I’m currently reading Mo Yans novel “Ximen Nao and his seven lives”, and as a westerner I have to admit that it is almost harder to get a grip on that “world” than it is to enter a standard fantasy world like George R R Martin’s or Robert Jordan’s. Yes, their worlds have strange names and a different history, but, if we’re honest, they are based on a very “western” worldview with highly recognizable values and traditions. Once you learn the names of people and places and how they relate to each other, you’re in. I know a little of Chinese history, but clearly not enough, and almost nothing of Chinese culture and traditions and values. Therefore, I’m find myself lost. Why is that particular statement so insulting? Why does it matter that someone wears those clothes? And so on.
I have yet to read a fantasy story that actually challenges my understanding of the world to such a degree that it becomes difficult to crasp that secondary world. Sure, Steven Erikson tries in “The Malazan Book of the Fallen”, with partial success, but otherwise: Nothing. And this in a genre that prides itself of making up “different” worlds.
To confront an existing, “strange”, culture is much harder, since it is, without exception, a more complex structure. Traditional japanese theatre is another example: How many in the west actually appreciates a Noh-play? I don’t, because I don’t get it. The masks are cool and beautiful, and if translated I can stumble along the plot, but the entire expression is so strange that it takes hundreds of hours to feel comfortable with it so that you can actually say: I liked this play more than the other.

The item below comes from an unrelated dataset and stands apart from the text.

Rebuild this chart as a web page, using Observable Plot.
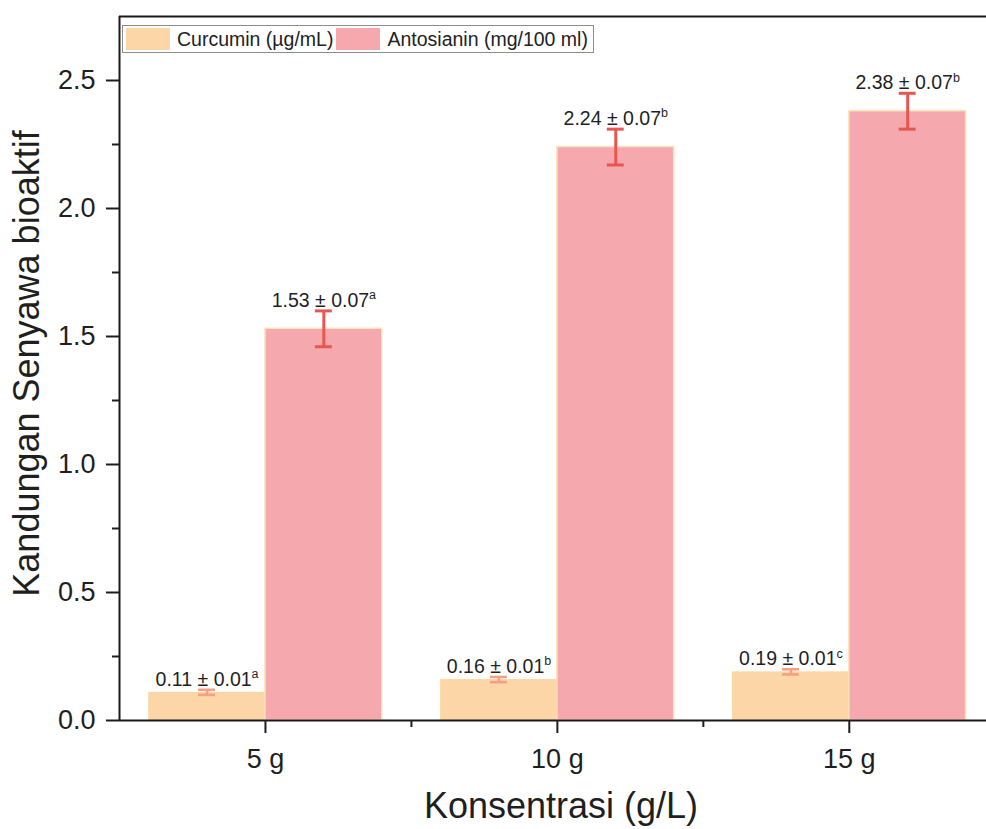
<!DOCTYPE html>
<html>
<head>
<meta charset="utf-8">
<script src="https://cdn.jsdelivr.net/npm/d3@7"></script>
<script src="https://cdn.jsdelivr.net/npm/@observablehq/plot@0.6"></script>
<style>
  html, body { margin: 0; padding: 0; background: #fff; overflow: hidden; }
  #wrap { position: relative; width: 986px; height: 829px; font-family: "Liberation Sans", Arial, sans-serif; }
  .legend { position: absolute; left: 122px; top: 25px; display: flex; align-items: center;
            border: 1px solid #8c8c8c; background: #fff; padding: 0 2px 0 3px; font-size: 19.5px; color: #222;
            box-sizing: border-box; height: 28px; }
  .legend .sw { width: 44px; height: 22px; margin-right: 7px; }
  .legend .lab { margin-right: 3px; white-space: nowrap; }
</style>
</head>
<body>
<div id="wrap"></div>
<script>
// Concentration groups and measured bioactive compound content (mean ± SD, letters = significance group)
const groups = ["5 g", "10 g", "15 g"];
const seriesNames = ["Curcumin (µg/mL)", "Antosianin (mg/100 ml)"];
const curcumin = [0.11, 0.16, 0.19];
const curcuminSd = [0.01, 0.01, 0.01];
const curcuminLetter = ["a", "b", "c"];
const antosianin = [1.53, 2.24, 2.38];
const antosianinSd = [0.07, 0.07, 0.07];
const antosianinLetter = ["a", "b", "b"];
const yTicks = [0, 0.5, 1, 1.5, 2, 2.5];
const yMinorTicks = [0.25, 0.75, 1.25, 1.75, 2.25];

const colors = { bar: ["#fcd6a6", "#f5a8ae"], err: ["#f4a085", "#e8574f"] };
const errWidth = [2.6, 3];
const barW = 0.4;      // width of each bar in group units
const capHalf = 0.029; // half width of error-bar caps

const rows = groups.flatMap((g, i) => {
  const pos = i + 1;
  return [
    { group: g, s: 0, value: curcumin[i], sd: curcuminSd[i], letter: curcuminLetter[i], x1: pos - barW, x2: pos },
    { group: g, s: 1, value: antosianin[i], sd: antosianinSd[i], letter: antosianinLetter[i], x1: pos, x2: pos + barW }
  ];
}).map(d => ({ ...d, cx: (d.x1 + d.x2) / 2 }));

const font = "'Liberation Sans', Arial, sans-serif";

const errMarks = [0, 1].flatMap(s => {
  const data = rows.filter(d => d.s === s);
  const style = { stroke: colors.err[s], strokeWidth: errWidth[s] };
  return [
    Plot.ruleX(data, { x: "cx", y1: d => d.value - d.sd, y2: d => d.value + d.sd, ...style }),
    Plot.ruleY(data, { y: d => d.value + d.sd, x1: d => d.cx - capHalf, x2: d => d.cx + capHalf, ...style }),
    Plot.ruleY(data, { y: d => d.value - d.sd, x1: d => d.cx - capHalf, x2: d => d.cx + capHalf, ...style })
  ];
});

const chart = Plot.plot({
  width: 986,
  height: 829,
  marginLeft: 119,
  marginRight: 0,
  marginTop: 16,
  marginBottom: 109,
  style: { fontFamily: font, color: "#1f1f1f", background: "#fff" },
  x: { domain: [0.5, 3.47], axis: null },
  y: { domain: [0, 2.75], axis: null },
  marks: [
    Plot.rectY(rows.filter(d => d.s === 0), { x1: "x1", x2: "x2", y: "value", fill: colors.bar[0] }),
    Plot.rectY(rows.filter(d => d.s === 1), { x1: "x1", x2: "x2", y: "value", fill: colors.bar[1], stroke: "#fde2b8", strokeWidth: 1.5 }),
    ...errMarks,
    // value labels; the part after "^" becomes a superscript
    Plot.text(rows, {
      x: "cx", y: d => d.value + d.sd,
      text: d => `${d.value.toFixed(2)} ± ${d.sd.toFixed(2)}^${d.letter}`,
      lineAnchor: "bottom", dy: -4, fontSize: 19.5, fill: "#1f1f1f"
    }),
    // frame lines
    Plot.ruleY([0], { stroke: "#1a1a1a", strokeWidth: 2 }),
    Plot.ruleY([2.75], { stroke: "#1a1a1a", strokeWidth: 2 }),
    Plot.ruleX([0.5], { stroke: "#1a1a1a", strokeWidth: 2 }),
    // axes
    Plot.axisY({ ticks: yTicks, tickSize: 13, tickPadding: 11, strokeWidth: 2, tickFormat: d3.format(".1f"), fontSize: 27, label: null }),
    Plot.axisY({ ticks: yMinorTicks, tickSize: 7, strokeWidth: 2, tickFormat: () => "", label: null }),
    Plot.axisX({ ticks: [1, 2, 3], tickSize: 13, tickPadding: 15, strokeWidth: 2, tickFormat: i => groups[i - 1], fontSize: 27, label: null }),
    Plot.axisX({ ticks: [1.5, 2.5], tickSize: 7, strokeWidth: 2, tickFormat: () => "", label: null }),
    // axis titles
    Plot.text(["Kandungan Senyawa bioaktif"], { text: d => d, frameAnchor: "left", textAnchor: "middle", rotate: -90, dx: -92, dy: -5, fontSize: 36, fill: "#1f1f1f" }),
    Plot.text(["Konsentrasi (g/L)"], { text: d => d, frameAnchor: "bottom", dx: 8, dy: 97, fontSize: 36, fill: "#1f1f1f" })
  ]
});

// superscript significance letters
d3.select(chart).selectAll("text").each(function () {
  const t = d3.select(this);
  const content = t.text();
  if (!content.includes("^")) return;
  const [main, sup] = content.split("^");
  t.selectAll("*").remove();
  t.text(null);
  t.append("tspan").text(main);
  t.append("tspan").attr("font-size", 12.5).attr("dy", "-0.62em").text(sup);
});

const wrap = document.getElementById("wrap");
wrap.appendChild(chart);

// legend
const legend = document.createElement("div");
legend.className = "legend";
seriesNames.forEach((name, i) => {
  const sw = document.createElement("span");
  sw.className = "sw";
  sw.style.background = colors.bar[i];
  const lab = document.createElement("span");
  lab.className = "lab";
  lab.textContent = name;
  legend.appendChild(sw);
  legend.appendChild(lab);
});
wrap.appendChild(legend);
</script>
</body>
</html>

This led me to the following conclusion: Don’t build up! Treat your world as if it as real and relevant as the one we happen to live in. Just go at it and let the reader catch up along the way. I tried this in my novel “Brother soul, sister flame” (only in Swedish so far; does anyone know a good fantasy translator from Swedish to English? 🙂 ) Some readers find it difficult to get into, partially because it really starts at the end and then gradually introduces the world and the players. Is it a best-seller? No! So, if you want to sell a lot, think twice before you try it, but it should be considered. You don’t have to pave the road for the reader all the time. There are lazy readers out there and they can stay out there.”